This paper quantifies the gains that landlocked, transit developing countries and small states have already reaped from trade-
facilitation reforms, using East Africa as a real-time laboratory. Blending a newly assembled panel of shipment-level data (2010-
2023) with difference-in-difference and gravity estimators, we find that the phased roll-out of three regionally-coordinated
measures—Kenya’s iCMS, Uganda’s electronic single window, and the Northern Corridor’s Regional Electronic Cargo Tracking System
(RECTS)—has generated cumulative, conservatively-estimated welfare gains of USD 1.9 billion for the five East African Community
members.

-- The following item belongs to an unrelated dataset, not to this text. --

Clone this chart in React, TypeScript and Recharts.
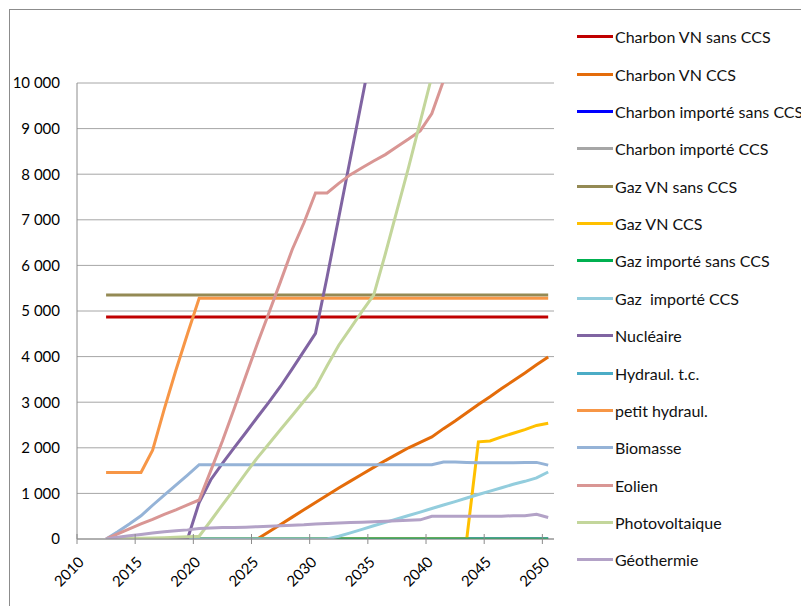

Transit time from Mombasa to Kampala fell from 21 to 4–5 days, cutting trade costs by an average of 10 % for the
landlocked economies; clearance time at Nairobi’s Inland Container Depot dropped from 12 to 4 days; and monthly trade values
rose 15 % among firms using the new systems. Each 1 % improvement in the composite trade-facilitation index is associated with a
0.07 % rise in exports and a 0.09 % rise in imports, after controlling for tariffs and infrastructure quality. Gains are strongest for
small, landlocked economies (Rwanda and Uganda) and for time-sensitive agricultural products, confirming that digital, procedural
reforms can partially offset geographical disadvantage. Policy simulations suggest that bringing all EAC members to the frontier of
current best practice could add another USD 2.4 billion in intra-regional trade by 2030. The findings indicate that well-targeted,
donor-supported facilitation programmes yield quick, measurable pay-offs and should be scaled up under AfCFTA implementation.